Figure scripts
○ ○ ○ ○ ○
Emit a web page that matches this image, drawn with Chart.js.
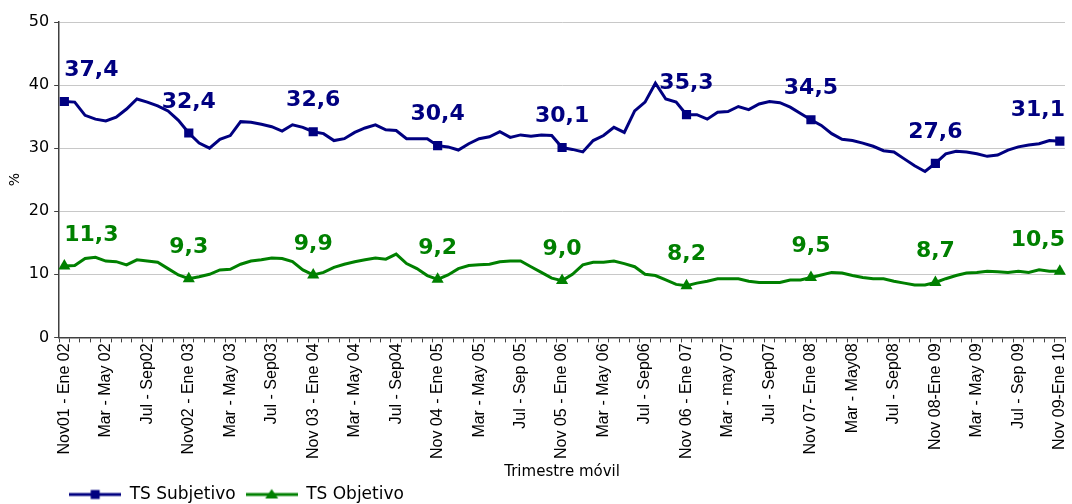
<!DOCTYPE html>
<html>
<head>
<meta charset="utf-8">
<script src="https://cdn.jsdelivr.net/npm/chart.js@4.4.1/dist/chart.umd.min.js"></script>
<style>
html, body { margin: 0; padding: 0; background: #fff; overflow: hidden; }
#wrap { width: 1072px; height: 504px; }
</style>
</head>
<body>
<div id="wrap"><canvas id="chart" width="1072" height="504"></canvas></div>
<script>
// rolling quarters, Nov01-Ene02 .. Nov09-Ene10 (97 points)
const months = ["Ene", "Feb", "Mar", "Abr", "May", "Jun", "Jul", "Ago", "Sep", "Oct", "Nov", "Dic"];

const tickLabels = [
    "Nov01 - Ene 02", "Mar - May 02", "Jul - Sep02",
    "Nov02 - Ene 03", "Mar - May 03", "Jul - Sep03",
    "Nov 03 - Ene 04", "Mar - May 04", "Jul - Sep04",
    "Nov 04 - Ene 05", "Mar - May 05", "Jul - Sep 05",
    "Nov 05 - Ene 06", "Mar - May 06", "Jul - Sep06",
    "Nov 06 - Ene 07", "Mar - may 07", "Jul - Sep07",
    "Nov 07- Ene 08", "Mar - May08", "Jul - Sep08",
    "Nov 08-Ene 09", "Mar - May 09", "Jul - Sep 09",
    "Nov 09-Ene 10"
];

const tsSubjetivo = [
    37.4, 37.3, 35.2, 34.6, 34.3, 34.9, 36.2, 37.8, 37.3, 36.7, 35.9, 34.4,
    32.4, 30.8, 30.0, 31.4, 32.0, 34.2, 34.1, 33.8, 33.4, 32.7, 33.7, 33.3,
    32.6, 32.3, 31.2, 31.5, 32.5, 33.2, 33.7, 32.9, 32.8, 31.5, 31.5, 31.5,
    30.4, 30.2, 29.7, 30.7, 31.5, 31.8, 32.6, 31.7, 32.1, 31.9, 32.1, 32.0,
    30.1, 29.8, 29.4, 31.2, 32.0, 33.3, 32.5, 35.9, 37.3, 40.3, 37.8, 37.3,
    35.3, 35.3, 34.6, 35.7, 35.8, 36.6, 36.1, 37.0, 37.4, 37.2, 36.5, 35.5,
    34.5, 33.6, 32.3, 31.4, 31.2, 30.8, 30.3, 29.6, 29.4, 28.3, 27.2, 26.3,
    27.6, 29.1, 29.5, 29.4, 29.1, 28.7, 28.9, 29.7, 30.2, 30.5, 30.7, 31.2,
    31.1
];

const tsObjetivo = [
    11.3, 11.4, 12.5, 12.7, 12.1, 12.0, 11.5, 12.3, 12.1, 11.9, 10.9, 9.9,
    9.3, 9.6, 10.0, 10.7, 10.8, 11.6, 12.1, 12.3, 12.6, 12.5, 12.0, 10.7,
    9.9, 10.3, 11.1, 11.6, 12.0, 12.3, 12.6, 12.4, 13.2, 11.7, 10.9, 9.8,
    9.2, 9.9, 10.9, 11.4, 11.5, 11.6, 12.0, 12.1, 12.1, 11.2, 10.3, 9.4,
    9.0, 10.0, 11.5, 11.9, 11.9, 12.1, 11.7, 11.2, 10.0, 9.8, 9.1, 8.4,
    8.2, 8.6, 8.9, 9.3, 9.3, 9.3, 8.9, 8.7, 8.7, 8.7, 9.1, 9.1,
    9.5, 9.9, 10.3, 10.2, 9.8, 9.5, 9.3, 9.3, 8.9, 8.6, 8.3, 8.3,
    8.7, 9.3, 9.8, 10.2, 10.3, 10.5, 10.4, 10.3, 10.5, 10.3, 10.7, 10.5,
    10.5
];

const BLUE = "#000080";
const GREEN = "#008000";

// category names for every month of the series
const categories = tsSubjetivo.map((v, i) => {
    const m = 10 + i;
    const yy = n => String(n % 100).padStart(2, "0");
    return months[m % 12] + yy(1 + Math.floor(m / 12)) + "-" + months[(m + 2) % 12] + yy(1 + Math.floor((m + 2) / 12));
});

// markers only on the Nov-Ene quarter of each year
const markerSize = r => ctx => ctx.dataIndex % 12 === 0 ? r : 0;

// line + marker icon for the legend
function legendIcon(color, style) {
    const c = document.createElement("canvas");
    c.width = 52;
    c.height = 14;
    const g = c.getContext("2d");
    g.strokeStyle = color;
    g.lineWidth = 3;
    g.beginPath();
    g.moveTo(0, 7);
    g.lineTo(52, 7);
    g.stroke();
    g.fillStyle = color;
    if (style === "rect") {
        g.fillRect(21.5, 2.5, 9, 9);
    } else {
        g.beginPath();
        g.moveTo(26, 1.5);
        g.lineTo(32.5, 11);
        g.lineTo(19.5, 11);
        g.closePath();
        g.fill();
    }
    return c;
}
const icons = [legendIcon(BLUE, "rect"), legendIcon(GREEN, "triangle")];

// value labels above the yearly markers
const pointLabels = {
    id: "pointLabels",
    afterDatasetsDraw(chart) {
        const ctx = chart.ctx;
        const area = chart.chartArea;
        ctx.save();
        ctx.font = 'bold 22px "DejaVu Sans"';
        ctx.textAlign = "center";
        ctx.textBaseline = "middle";
        chart.data.datasets.forEach((ds, d) => {
            chart.getDatasetMeta(d).data.forEach((pt, i) => {
                if (i % 12 !== 0) return;
                const text = ds.data[i].toFixed(1).replace(".", ",");
                const w = ctx.measureText(text).width;
                let x = Math.max(pt.x, area.left + 5 + w / 2);
                x = Math.min(x, area.right - w / 2);
                ctx.fillStyle = ds.borderColor;
                ctx.fillText(text, x, pt.y - 31);
            });
        });
        ctx.restore();
    }
};

const ctx = document.getElementById("chart").getContext("2d");

new Chart(ctx, {
    type: "line",
    data: {
        labels: categories,
        datasets: [
            {
                label: "TS Subjetivo",
                data: tsSubjetivo,
                borderColor: BLUE,
                backgroundColor: BLUE,
                borderWidth: 3,
                pointStyle: "rect",
                pointBorderWidth: 0,
                pointRadius: markerSize(6.5),
                pointHoverRadius: markerSize(6.5),
                tension: 0
            },
            {
                label: "TS Objetivo",
                data: tsObjetivo,
                borderColor: GREEN,
                backgroundColor: GREEN,
                borderWidth: 3,
                pointStyle: "triangle",
                pointBorderWidth: 0,
                pointRadius: markerSize(7),
                pointHoverRadius: markerSize(7),
                tension: 0
            }
        ]
    },
    options: {
        responsive: false,
        animation: false,
        layout: { padding: { top: 22, left: 0, right: 0, bottom: -9 } },
        plugins: {
            tooltip: { enabled: false },
            legend: {
                position: "bottom",
                align: "start",
                fullSize: false,
                labels: {
                    usePointStyle: true,
                    pointStyleWidth: 52,
                    padding: 10,
                    color: "#000",
                    font: { family: '"DejaVu Sans"', size: 17 },
                    generateLabels(chart) {
                        const items = Chart.defaults.plugins.legend.labels.generateLabels(chart);
                        items.forEach((it, i) => { it.pointStyle = icons[i]; });
                        return items;
                    }
                }
            }
        },
        scales: {
            x: {
                offset: true,
                afterFit(scale) {
                    scale.paddingRight = 0;
                    scale.paddingLeft = 0;
                },
                grid: { drawOnChartArea: false, offset: true, tickLength: 5, tickColor: "#404040" },
                border: { color: "#404040", width: 1.5 },
                ticks: {
                    autoSkip: false,
                    minRotation: 90,
                    maxRotation: 90,
                    padding: 1,
                    color: "#000",
                    font: { family: '"Liberation Sans", Arial', size: 16 },
                    callback: (v, i) => i % 4 === 0 ? tickLabels[i / 4] : ""
                },
                title: {
                    display: true,
                    text: "Trimestre móvil",
                    color: "#000",
                    font: { family: '"DejaVu Sans"', size: 15 },
                    padding: { top: 3, bottom: -5 }
                }
            },
            y: {
                min: 0,
                max: 50,
                grid: { color: "#c8c8c8", tickLength: 5, tickColor: "#404040" },
                border: { color: "#404040", width: 1.5 },
                ticks: {
                    stepSize: 10,
                    padding: 5,
                    color: "#000",
                    font: { family: '"DejaVu Sans"', size: 16 }
                },
                title: {
                    display: true,
                    text: "%",
                    color: "#000",
                    font: { family: '"DejaVu Sans"', size: 14 },
                    padding: { top: 7, bottom: 0 }
                }
            }
        }
    },
    plugins: [pointLabels]
});
</script>
</body>
</html>
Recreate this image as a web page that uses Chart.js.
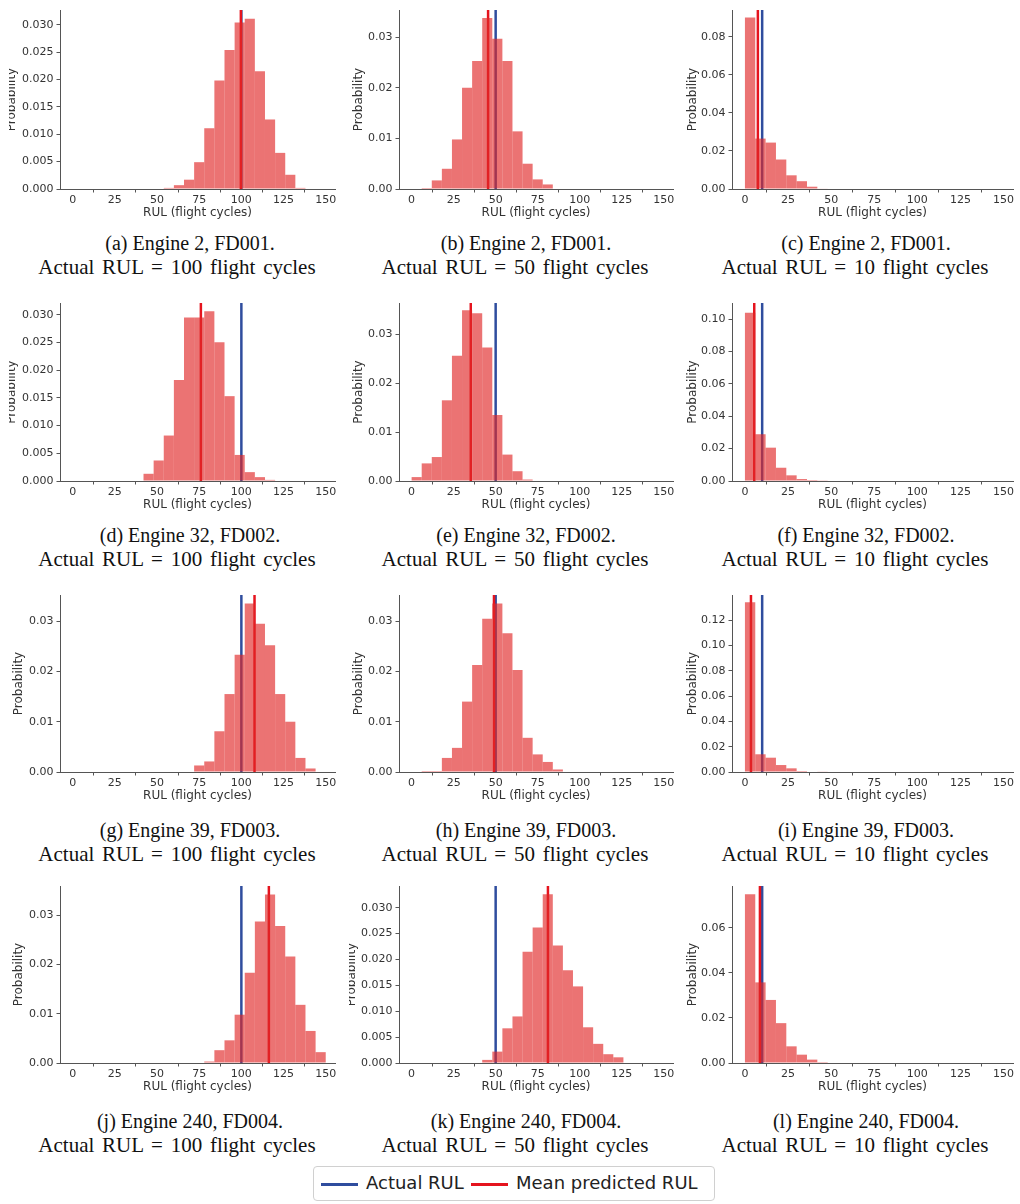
○ ○ ○ ○ ○
Which lines hold the word "this"? Copy each of them from the records.

Emit a web page that matches this image, drawn with Chart.js.
Recreate this image as a web page that uses Chart.js.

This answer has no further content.